* **Brief**
Lines with "Give me the TikZ source for this diagram." and "(ifB) at (1619,371.5)" mark the range, both included. Reproduce exactly that stretch, without pictures.

* **Recorded information**
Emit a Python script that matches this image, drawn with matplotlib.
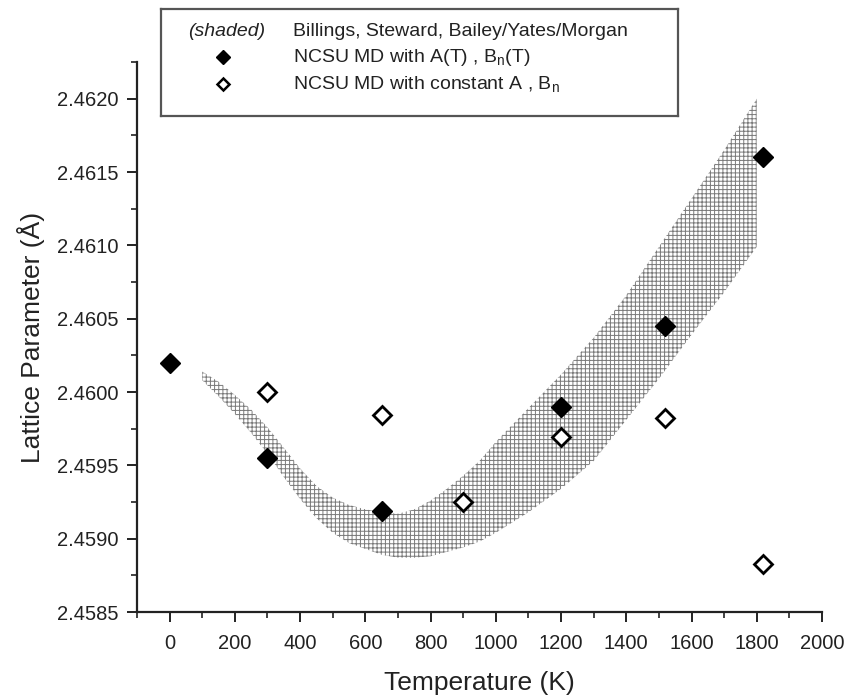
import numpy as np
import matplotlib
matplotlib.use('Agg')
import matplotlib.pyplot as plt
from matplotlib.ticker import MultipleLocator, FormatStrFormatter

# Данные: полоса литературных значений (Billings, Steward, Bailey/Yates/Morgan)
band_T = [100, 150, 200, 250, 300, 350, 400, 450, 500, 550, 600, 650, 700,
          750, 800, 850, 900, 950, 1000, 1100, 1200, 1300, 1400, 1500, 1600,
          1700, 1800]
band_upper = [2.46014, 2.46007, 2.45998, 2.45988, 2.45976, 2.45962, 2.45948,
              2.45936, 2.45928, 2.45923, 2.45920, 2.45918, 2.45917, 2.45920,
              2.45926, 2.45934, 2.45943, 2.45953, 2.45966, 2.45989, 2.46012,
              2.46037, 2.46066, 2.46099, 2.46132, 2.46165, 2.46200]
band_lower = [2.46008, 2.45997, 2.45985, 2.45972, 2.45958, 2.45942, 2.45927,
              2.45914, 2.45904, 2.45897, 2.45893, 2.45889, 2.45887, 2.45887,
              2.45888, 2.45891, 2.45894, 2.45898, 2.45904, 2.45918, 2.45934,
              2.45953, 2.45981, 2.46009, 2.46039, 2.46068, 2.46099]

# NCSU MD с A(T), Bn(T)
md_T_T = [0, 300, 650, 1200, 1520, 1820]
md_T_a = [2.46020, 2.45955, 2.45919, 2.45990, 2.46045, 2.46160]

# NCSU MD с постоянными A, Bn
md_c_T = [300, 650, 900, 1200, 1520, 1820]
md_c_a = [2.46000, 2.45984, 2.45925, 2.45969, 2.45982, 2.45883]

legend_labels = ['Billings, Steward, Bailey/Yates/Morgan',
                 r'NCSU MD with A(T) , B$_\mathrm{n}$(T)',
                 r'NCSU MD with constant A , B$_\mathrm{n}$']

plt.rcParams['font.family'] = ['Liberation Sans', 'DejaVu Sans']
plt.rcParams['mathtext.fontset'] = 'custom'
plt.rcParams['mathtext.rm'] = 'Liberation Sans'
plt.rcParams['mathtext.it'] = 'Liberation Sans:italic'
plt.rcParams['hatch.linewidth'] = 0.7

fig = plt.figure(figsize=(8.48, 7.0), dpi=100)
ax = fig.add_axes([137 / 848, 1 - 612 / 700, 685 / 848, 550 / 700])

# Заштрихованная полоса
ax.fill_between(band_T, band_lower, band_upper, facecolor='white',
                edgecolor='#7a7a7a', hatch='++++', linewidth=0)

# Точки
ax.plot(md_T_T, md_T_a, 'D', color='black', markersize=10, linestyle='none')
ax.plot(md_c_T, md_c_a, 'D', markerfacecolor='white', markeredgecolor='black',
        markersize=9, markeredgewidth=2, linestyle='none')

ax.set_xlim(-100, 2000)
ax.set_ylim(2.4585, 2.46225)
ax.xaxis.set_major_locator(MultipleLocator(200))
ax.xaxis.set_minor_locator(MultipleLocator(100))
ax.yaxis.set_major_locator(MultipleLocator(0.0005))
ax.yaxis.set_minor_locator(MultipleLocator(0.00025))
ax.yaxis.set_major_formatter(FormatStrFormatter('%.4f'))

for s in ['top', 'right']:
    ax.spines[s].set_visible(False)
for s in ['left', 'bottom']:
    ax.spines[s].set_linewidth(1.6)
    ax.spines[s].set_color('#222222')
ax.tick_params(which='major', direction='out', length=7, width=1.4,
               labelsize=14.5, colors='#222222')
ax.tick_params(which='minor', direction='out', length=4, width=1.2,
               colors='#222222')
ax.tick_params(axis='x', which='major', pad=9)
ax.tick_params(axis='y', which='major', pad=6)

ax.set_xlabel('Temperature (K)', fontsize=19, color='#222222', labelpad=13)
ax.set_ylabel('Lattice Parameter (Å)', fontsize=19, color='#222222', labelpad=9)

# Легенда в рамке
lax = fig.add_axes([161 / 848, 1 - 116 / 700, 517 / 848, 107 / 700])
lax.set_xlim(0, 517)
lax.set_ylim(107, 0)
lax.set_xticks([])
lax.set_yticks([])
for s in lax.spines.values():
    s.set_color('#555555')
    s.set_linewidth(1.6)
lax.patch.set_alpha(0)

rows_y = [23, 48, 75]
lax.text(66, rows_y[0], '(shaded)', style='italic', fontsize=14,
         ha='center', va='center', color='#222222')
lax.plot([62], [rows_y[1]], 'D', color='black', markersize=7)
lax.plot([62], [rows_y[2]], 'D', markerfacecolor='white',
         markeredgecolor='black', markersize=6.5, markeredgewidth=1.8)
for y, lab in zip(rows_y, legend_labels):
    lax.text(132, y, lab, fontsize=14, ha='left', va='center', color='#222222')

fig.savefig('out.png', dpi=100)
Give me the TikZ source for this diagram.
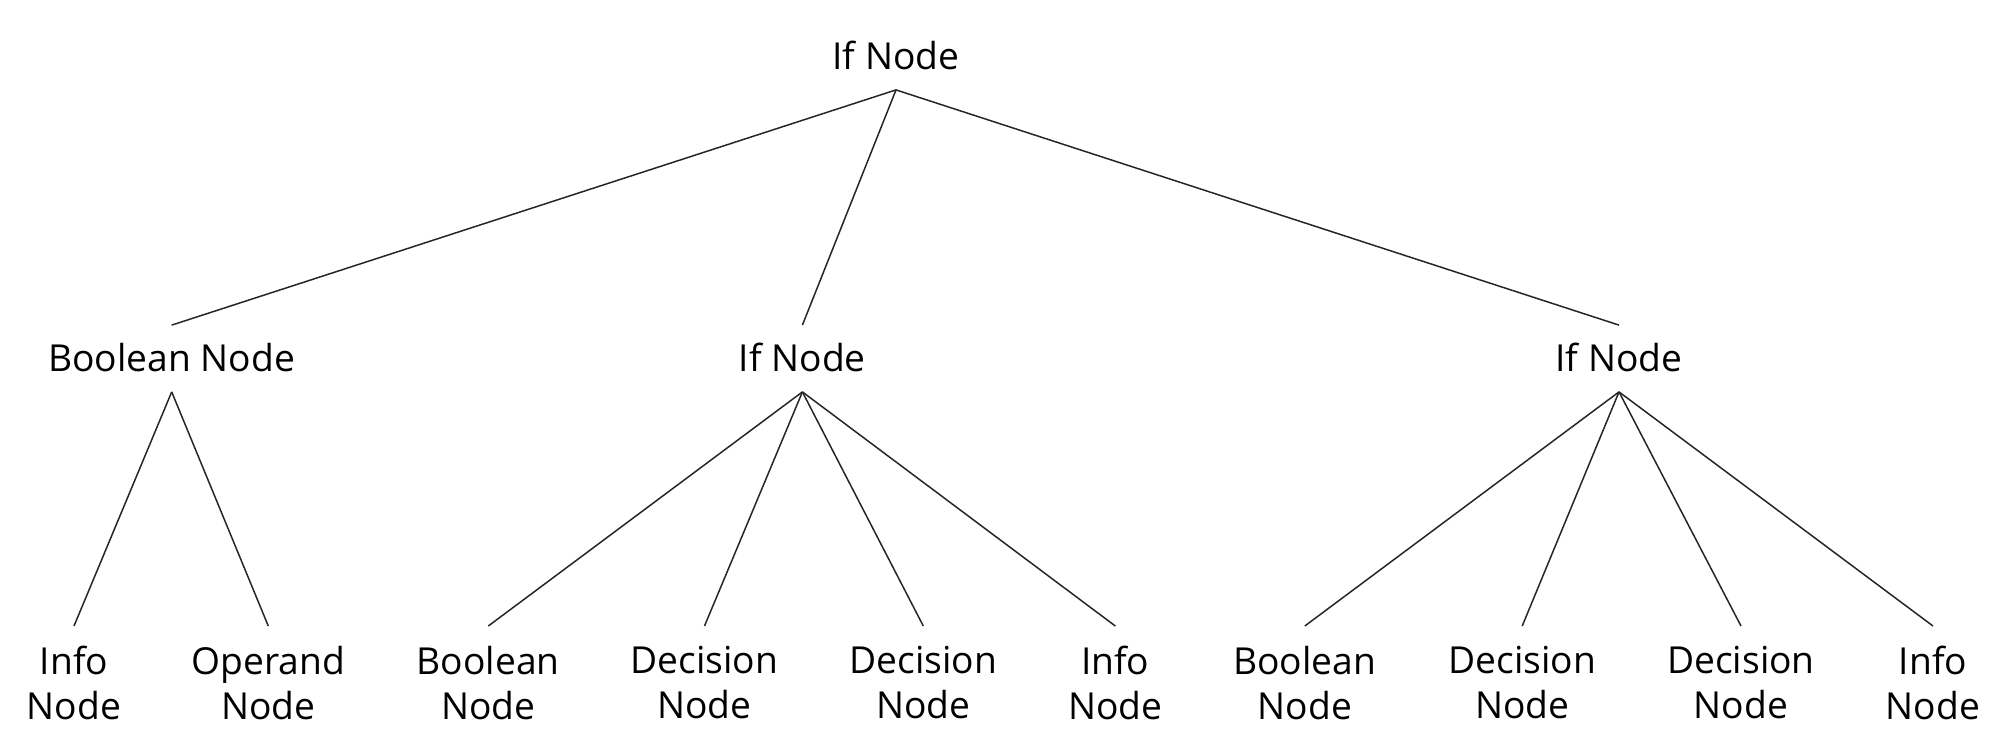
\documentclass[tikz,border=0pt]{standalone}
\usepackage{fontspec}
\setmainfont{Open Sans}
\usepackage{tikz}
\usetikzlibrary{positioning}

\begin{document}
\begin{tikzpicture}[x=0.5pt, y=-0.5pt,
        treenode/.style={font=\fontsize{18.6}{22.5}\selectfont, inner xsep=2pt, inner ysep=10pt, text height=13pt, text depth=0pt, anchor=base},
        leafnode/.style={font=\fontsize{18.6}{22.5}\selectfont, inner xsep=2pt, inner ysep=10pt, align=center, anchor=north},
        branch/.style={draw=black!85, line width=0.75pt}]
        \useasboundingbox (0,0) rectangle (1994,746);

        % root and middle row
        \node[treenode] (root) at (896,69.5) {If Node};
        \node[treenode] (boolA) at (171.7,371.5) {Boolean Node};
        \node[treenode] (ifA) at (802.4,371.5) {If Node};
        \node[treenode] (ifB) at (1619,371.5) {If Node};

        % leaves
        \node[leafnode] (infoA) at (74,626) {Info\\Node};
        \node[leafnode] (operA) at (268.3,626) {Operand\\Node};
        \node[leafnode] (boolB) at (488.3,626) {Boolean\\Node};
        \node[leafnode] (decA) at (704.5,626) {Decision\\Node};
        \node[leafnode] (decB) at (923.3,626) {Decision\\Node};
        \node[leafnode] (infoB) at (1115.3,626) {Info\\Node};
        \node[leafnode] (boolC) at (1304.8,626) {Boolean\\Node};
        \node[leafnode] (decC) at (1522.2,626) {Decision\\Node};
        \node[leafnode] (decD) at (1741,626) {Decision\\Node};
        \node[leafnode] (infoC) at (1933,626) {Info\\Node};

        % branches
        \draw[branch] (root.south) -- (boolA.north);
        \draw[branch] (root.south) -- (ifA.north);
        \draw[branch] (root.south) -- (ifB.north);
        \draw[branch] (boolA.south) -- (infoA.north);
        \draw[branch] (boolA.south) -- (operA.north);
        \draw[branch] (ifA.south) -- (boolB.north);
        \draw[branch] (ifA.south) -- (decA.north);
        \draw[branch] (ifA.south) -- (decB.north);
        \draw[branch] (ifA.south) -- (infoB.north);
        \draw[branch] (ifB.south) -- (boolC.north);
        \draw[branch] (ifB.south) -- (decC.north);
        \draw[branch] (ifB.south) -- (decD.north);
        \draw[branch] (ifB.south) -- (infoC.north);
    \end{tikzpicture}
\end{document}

* **Solution to this problem**
Give me the TikZ source for this diagram.
\documentclass[tikz,border=0pt]{standalone}
\usepackage{fontspec}
\setmainfont{Open Sans}
\usepackage{tikz}
\usetikzlibrary{positioning}

\begin{document}
\begin{tikzpicture}[x=0.5pt, y=-0.5pt,
        treenode/.style={font=\fontsize{18.6}{22.5}\selectfont, inner xsep=2pt, inner ysep=10pt, text height=13pt, text depth=0pt, anchor=base},
        leafnode/.style={font=\fontsize{18.6}{22.5}\selectfont, inner xsep=2pt, inner ysep=10pt, align=center, anchor=north},
        branch/.style={draw=black!85, line width=0.75pt}]
        \useasboundingbox (0,0) rectangle (1994,746);

        % root and middle row
        \node[treenode] (root) at (896,69.5) {If Node};
        \node[treenode] (boolA) at (171.7,371.5) {Boolean Node};
        \node[treenode] (ifA) at (802.4,371.5) {If Node};
        \node[treenode] (ifB) at (1619,371.5) {If Node};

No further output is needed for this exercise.